start Exercise inputs

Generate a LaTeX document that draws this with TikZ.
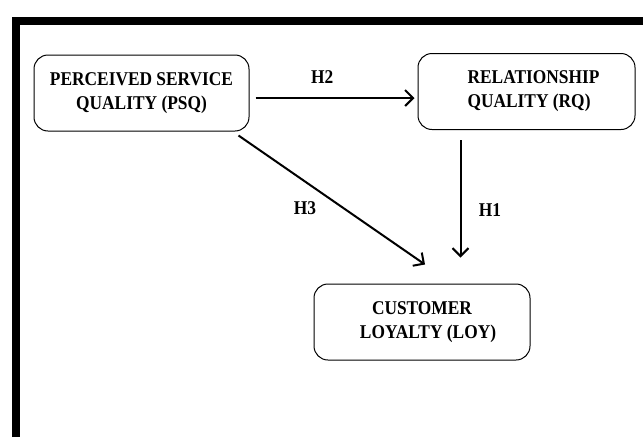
\documentclass[tikz,border=0pt]{standalone}
\usepackage{fontspec}
\setmainfont{Liberation Serif}[FakeStretch=0.89]
\usetikzlibrary{arrows.meta,positioning}
\tikzset{
  construct/.style={draw,line width=1pt,rounded corners=14pt,minimum width=215pt,minimum height=76pt,align=center,font=\fontsize{19.5}{24}\selectfont\bfseries},
  hypo/.style={line width=2pt,-{Straight Barb[length=8pt,width=16pt,line width=2pt]}},
  tag/.style={font=\fontsize{19.5}{22}\selectfont\bfseries},
  frame/.style={line width=8pt}
}
\begin{document}
\begin{tikzpicture}[x=1pt,y=-1pt]
      \useasboundingbox (0,0) rectangle (643,437);
      \draw[frame] (15.5,437) -- (15.5,21) -- (643,21);

      \node[construct] (psq) at (141.5,93) {PERCEIVED SERVICE\\QUALITY (PSQ)};
      \node[construct,minimum width=217pt,align=left] (rq) at (526.5,91.5) {\hspace*{14pt}RELATIONSHIP\\\hspace*{14pt}QUALITY (RQ)};
      \node[construct,minimum width=216pt] (loy) at (422,322) {CUSTOMER\\\hspace*{12pt}LOYALTY (LOY)};

      \draw[hypo] ([xshift=6pt,yshift=-5pt]psq.east) -- ([xshift=-3pt,yshift=-5pt]psq.east -| rq.west)
        node[tag,pos=0.42,above=10pt] {H2};
      \draw[hypo] ([xshift=-11pt,yshift=-4pt]psq.south east) -- ([xshift=3pt,yshift=19pt]loy.north)
        node[tag,pos=0.45,below left=4pt and 2pt] {H3};
      \draw[hypo] ([xshift=-66pt,yshift=-10pt]rq.south) -- ([xshift=-66pt,yshift=26pt]rq.south |- loy.north)
        node[tag,pos=0.6,right=14pt] {H1};
    \end{tikzpicture}
\end{document}
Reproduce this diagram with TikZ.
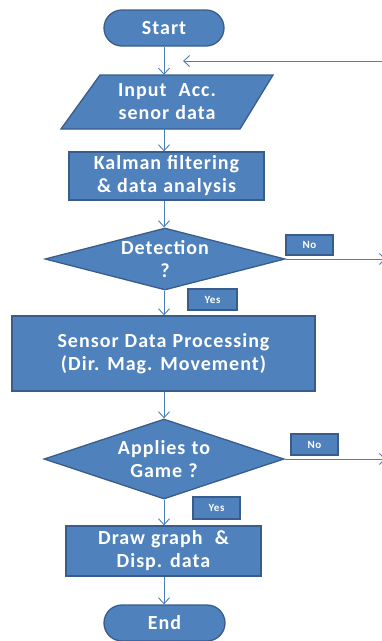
\documentclass[tikz,border=0pt]{standalone}
\usepackage{fontspec}
\setmainfont{Carlito}
\newfontfamily\boxfont[LetterSpace=5,WordSpace=1.1]{Carlito}
\usetikzlibrary{shapes.geometric,arrows.meta}
\definecolor{fillb}{HTML}{4F81BD}
\definecolor{edgeb}{HTML}{385D8A}
\definecolor{lineb}{HTML}{4A7EBB}
\begin{document}
\begin{tikzpicture}[x=1pt,y=-1pt,
  box/.style={draw=edgeb,fill=fillb,line width=1.3pt,text=white,
    font=\boxfont\fontsize{20}{23}\selectfont\bfseries,align=center,inner sep=0pt},
  term/.style={box,rounded corners=18pt,minimum width=120pt,minimum height=36pt},
  proc/.style={box,rectangle},
  dec/.style={box,diamond,aspect=3.5},
  dectext/.style={text=white,font=\boxfont\fontsize{20}{23}\selectfont\bfseries,align=center},
  tag/.style={draw=edgeb,fill=fillb,line width=1.3pt,text=white,
    font=\boxfont\fontsize{11}{13}\selectfont\bfseries,inner sep=0pt},
  conn/.style={draw=lineb,line width=0.9pt,-{Straight Barb[length=6pt,width=11pt]}}
]
\useasboundingbox (0,0) rectangle (382,641);

\node[term] (start) at (164,28) {Start};

\draw[box] (100,75) -- (273,75) -- (240,129) -- (61,129) -- cycle;
\node[dectext,minimum width=212pt,minimum height=54pt,inner sep=0pt] (inp) at (167,102) {Input~~Acc.\\senor data};

\node[proc,minimum width=195pt,minimum height=48pt] (kal) at (166.5,176) {Kalman filtering\\\& data analysis};

\node[dec,minimum width=240pt,minimum height=62pt,
  label={[dectext]center:Detection\\?}] (det) at (165,259) {};

\node[tag,minimum width=47pt,minimum height=20pt] (no1) at (309.5,245) {No};
\node[tag,minimum width=49pt,minimum height=21pt] (yes1) at (212.5,299.5) {Yes};

\node[proc,minimum width=303pt,minimum height=75pt] (sen) at (163.5,353.5) {Sensor Data Processing\\(Dir. Mag. Movement)};

\node[dec,minimum width=240pt,minimum height=80pt,
  label={[dectext]center:Applies to\\Game ?}] (game) at (164,459) {};

\node[tag,minimum width=47pt,minimum height=21pt] (no2) at (314.5,444.5) {No};
\node[tag,minimum width=47pt,minimum height=22pt] (yes2) at (216.5,508) {Yes};

\node[proc,minimum width=195pt,minimum height=50pt] (disp) at (163.5,551) {Draw graph~~\&\\Disp. data};

\node[term,minimum width=121pt] (end) at (164.5,623) {End};

\coordinate (backstart) at (384,61);
\coordinate (backend) at (183,61);
\coordinate (noend1) at (386,259);
\coordinate (noend2) at (386,459);

\draw[conn] (start.south) -- (start.south |- inp.north);
\draw[conn] (backstart) -- (backend);
\draw[conn] (start.south |- inp.south) -- (start.south |- kal.north);
\draw[conn] (start.south |- kal.south) -- (start.south |- det.north);
\draw[conn] (det.east) -- (noend1);
\draw[conn] (start.south |- det.south) -- (start.south |- sen.north);
\draw[conn] (start.south |- sen.south) -- (start.south |- game.north);
\draw[conn] (game.east) -- (noend2);
\draw[conn] (start.south |- game.south) -- (start.south |- disp.north);
\draw[conn] (start.south |- disp.south) -- (start.south |- end.north);
\end{tikzpicture}
\end{document}
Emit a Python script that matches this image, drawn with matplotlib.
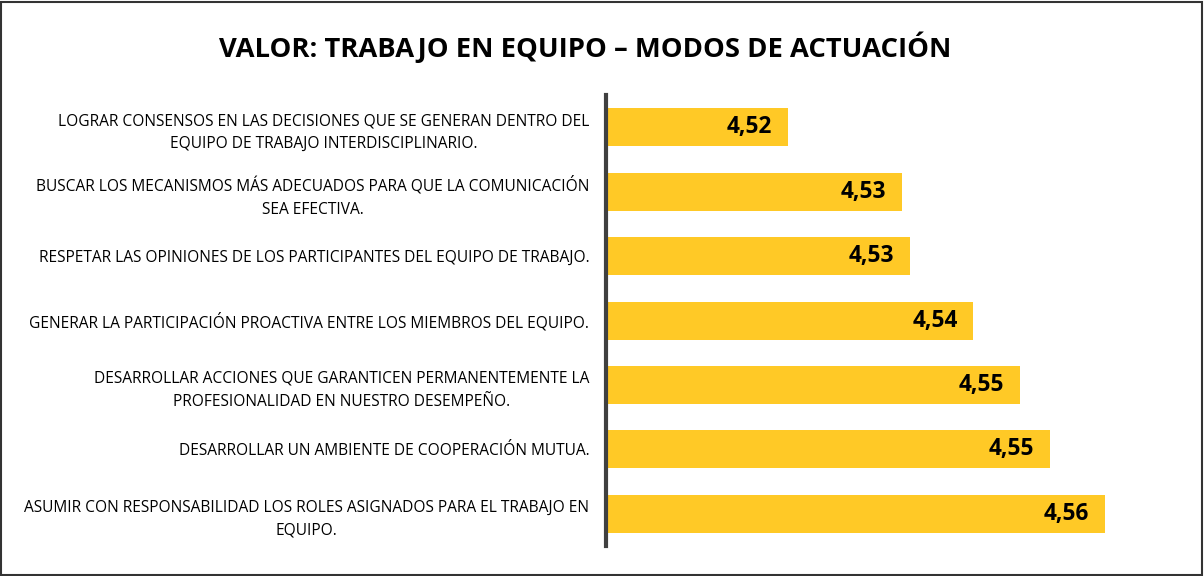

end Exercise inputs

→ **Description of the task**
Pick out every line holding the string "with" and return it.

→ **The completed task**
Generate a LaTeX document that draws this with TikZ.
Reproduce this diagram with TikZ.
Emit a Python script that matches this image, drawn with matplotlib.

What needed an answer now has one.